### [Task to complete]
Copy out each line of the listing that has the word "with" in it.

— start Supplied data —

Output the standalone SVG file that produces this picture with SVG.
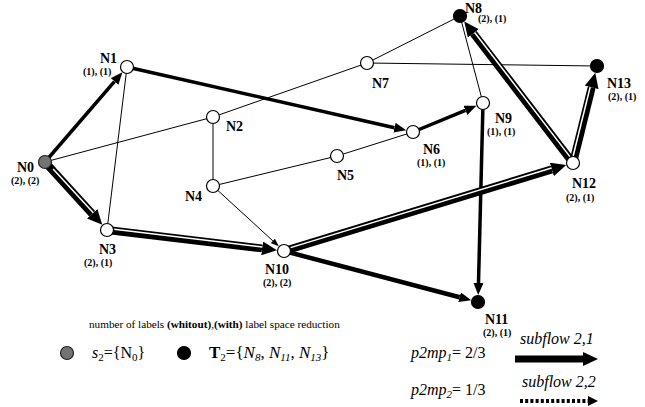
<svg xmlns="http://www.w3.org/2000/svg" width="645" height="407" viewBox="0 0 645 407">
<style>
.thin{stroke:#000;stroke-width:1;fill:none}
.thick{stroke:#000;stroke-width:3.5;fill:none}
.dbl{stroke:#000;stroke-width:8;fill:none}
.wh{stroke:#fff;stroke-width:1.5;fill:none}
.nd{fill:#fff;stroke:#000;stroke-width:1.2}
.src{fill:#737373;stroke:#222;stroke-width:1.2}
.dst{fill:#000;stroke:#000;stroke-width:1.2}
.lb{font-family:"Liberation Serif",serif;font-weight:bold;font-size:14px}
.ct{font-family:"Liberation Serif",serif;font-weight:bold;font-size:10px}
.lg{font-family:"Liberation Serif",serif;font-size:16px}
</style>
<defs>
<marker id="mA" markerUnits="userSpaceOnUse" viewBox="0 0 12 10" markerWidth="12" markerHeight="10" refX="0" refY="5" orient="auto"><path d="M0,0L12,5L0,10z"/></marker>
<marker id="mD" markerUnits="userSpaceOnUse" viewBox="0 0 15 14" markerWidth="15" markerHeight="14" refX="0" refY="7" orient="auto"><path d="M0,0L15,7L0,14z"/></marker>
<marker id="mS" markerUnits="userSpaceOnUse" viewBox="0 0 8 6" markerWidth="8" markerHeight="6" refX="0" refY="3" orient="auto"><path d="M0,0L8,3L0,6z"/></marker>
<marker id="mL" markerUnits="userSpaceOnUse" viewBox="0 0 10 10" markerWidth="10" markerHeight="10" refX="0" refY="5" orient="auto"><path d="M0,0L10,5L0,10z"/></marker>
</defs>
<g id="connectors">
<line class="thin" x1="45" y1="162" x2="213" y2="117"/>
<line class="thin" x1="213" y1="117" x2="367" y2="63"/>
<line class="thin" x1="367" y1="63" x2="460" y2="16"/>
<line class="thin" x1="367" y1="63" x2="597" y2="66"/>
<line class="thin" x1="127" y1="67" x2="107" y2="230"/>
<line class="thin" x1="213" y1="117" x2="213" y2="186"/>
<line class="thin" x1="213" y1="186" x2="337" y2="156"/>
<line class="thin" x1="337" y1="156" x2="413" y2="132"/>
<line class="thin" x1="213" y1="186" x2="272.9" y2="240.9" marker-end="url(#mS)"/>
<line class="thin" x1="483" y1="103" x2="460" y2="16"/>
<line class="thick" x1="45" y1="162" x2="114.6" y2="81.4" marker-end="url(#mA)"/>
<line class="thick" x1="127" y1="67" x2="394.5" y2="127.7" marker-end="url(#mA)"/>
<line class="thick" x1="413" y1="132" x2="465.4" y2="110.3" marker-end="url(#mA)"/>
<line class="thick" x1="483" y1="103" x2="478.5" y2="283" marker-end="url(#mA)"/>
<line class="thick" x1="284" y1="251" x2="459.6" y2="297.2" style="stroke-width:4.5" marker-end="url(#mA)"/>
<line class="dbl" x1="45" y1="162" x2="92.2" y2="213.7" marker-end="url(#mD)"/>
<line class="wh" x1="53.1" y1="169" x2="93.3" y2="212.7"/>
<line class="dbl" x1="107" y1="230" x2="262.1" y2="248.4" marker-end="url(#mD)"/>
<line class="wh" x1="114.2" y1="229.3" x2="262.3" y2="246.9"/>
<line class="dbl" x1="284" y1="251" x2="551.9" y2="169.4" marker-end="url(#mD)"/>
<line class="wh" x1="290.6" y1="247.6" x2="551.5" y2="168"/>
<line class="dbl" x1="573" y1="163" x2="473.4" y2="33.4" marker-end="url(#mD)"/>
<line class="wh" x1="569.9" y1="156.6" x2="474.6" y2="32.5"/>
<line class="dbl" x1="573" y1="163" x2="591.7" y2="87.4" marker-end="url(#mD)"/>
<line class="wh" x1="573.2" y1="155.8" x2="590.2" y2="87"/>
</g>
<g id="N0"><circle class="src" cx="45" cy="162" r="6.5"/><text class="lb" x="17" y="172">N0</text><text class="ct" x="11" y="184">(2), (2)</text></g>
<g id="N1"><circle class="nd" cx="127" cy="67" r="6.5"/><text class="lb" x="100" y="63">N1</text><text class="ct" x="83" y="75">(1), (1)</text></g>
<g id="N2"><circle class="nd" cx="213" cy="117" r="6.5"/><text class="lb" x="226" y="131">N2</text></g>
<g id="N3"><circle class="nd" cx="107" cy="230" r="6.5"/><text class="lb" x="99" y="254">N3</text><text class="ct" x="84" y="266">(2), (1)</text></g>
<g id="N4"><circle class="nd" cx="213" cy="186" r="6.5"/><text class="lb" x="185" y="201">N4</text></g>
<g id="N5"><circle class="nd" cx="337" cy="156" r="6.5"/><text class="lb" x="337" y="180">N5</text></g>
<g id="N6"><circle class="nd" cx="413" cy="132" r="6.5"/><text class="lb" x="423" y="154">N6</text><text class="ct" x="417" y="166">(1), (1)</text></g>
<g id="N7"><circle class="nd" cx="367" cy="63" r="6.5"/><text class="lb" x="372" y="88">N7</text></g>
<g id="N8"><circle class="dst" cx="460" cy="16" r="6.5"/><text class="lb" x="465" y="13">N8</text><text class="ct" x="478" y="22">(2), (1)</text></g>
<g id="N9"><circle class="nd" cx="483" cy="103" r="6.5"/><text class="lb" x="495" y="123">N9</text><text class="ct" x="487" y="135">(1), (1)</text></g>
<g id="N10"><circle class="nd" cx="284" cy="251" r="6.5"/><text class="lb" x="265" y="274">N10</text><text class="ct" x="263" y="286">(2), (2)</text></g>
<g id="N11"><circle class="dst" cx="478" cy="302" r="6.5"/><text class="lb" x="485" y="324">N11</text><text class="ct" x="483" y="336">(2), (1)</text></g>
<g id="N12"><circle class="nd" cx="573" cy="163" r="6.5"/><text class="lb" x="572" y="188">N12</text><text class="ct" x="566" y="201">(2), (1)</text></g>
<g id="N13"><circle class="dst" cx="597" cy="66" r="6.5"/><text class="lb" x="607" y="88">N13</text><text class="ct" x="608" y="100">(2), (1)</text></g>
<g id="legend">
<text x="89" y="328" style="font-family:'Liberation Serif',serif;font-size:11.2px">number of labels <tspan font-weight="bold">(whitout)</tspan>,<tspan font-weight="bold">(with)</tspan> label space reduction</text>
<circle class="src" cx="67" cy="353" r="6.5"/>
<text class="lg" x="92" y="358"><tspan font-style="italic">s</tspan><tspan dy="3" font-size="11">2</tspan><tspan dy="-3">={N</tspan><tspan dy="3" font-size="11">0</tspan><tspan dy="-3">}</tspan></text>
<circle class="dst" cx="184" cy="353" r="6.5"/>
<text class="lg" x="209" y="358" style="font-size:17px"><tspan font-weight="bold">T</tspan><tspan dy="3" font-size="11">2</tspan><tspan dy="-3">={</tspan><tspan font-style="italic">N</tspan><tspan dy="3" font-size="11" font-style="italic">8</tspan><tspan dy="-3">, </tspan><tspan font-style="italic">N</tspan><tspan dy="3" font-size="11" font-style="italic">11</tspan><tspan dy="-3">, </tspan><tspan font-style="italic">N</tspan><tspan dy="3" font-size="11" font-style="italic">13</tspan><tspan dy="-3">}</tspan></text>
<text class="lg" x="411" y="358"><tspan font-style="italic">p2mp</tspan><tspan dy="3" font-size="11" font-style="italic">1</tspan><tspan dy="-3">= 2/3</tspan></text>
<text class="lg" x="411" y="395"><tspan font-style="italic">p2mp</tspan><tspan dy="3" font-size="11" font-style="italic">2</tspan><tspan dy="-3">= 1/3</tspan></text>
<text class="lg" x="520" y="344" style="font-style:italic">subflow 2,1</text>
<text class="lg" x="522" y="387" style="font-style:italic">subflow 2,2</text>
<line x1="515" y1="359" x2="583" y2="359" style="stroke:#000;stroke-width:7" marker-end="url(#mD)"/>
<line x1="520" y1="401" x2="588" y2="401" style="stroke:#000;stroke-width:4;stroke-dasharray:3 2.2" marker-end="url(#mL)"/>
</g>
</svg>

— end Supplied data —

### [Finished exercise]
Output the standalone SVG file that produces this picture with SVG.
<text x="89" y="328" style="font-family:'Liberation Serif',serif;font-size:11.2px">number of labels <tspan font-weight="bold">(whitout)</tspan>,<tspan font-weight="bold">(with)</tspan> label space reduction</text>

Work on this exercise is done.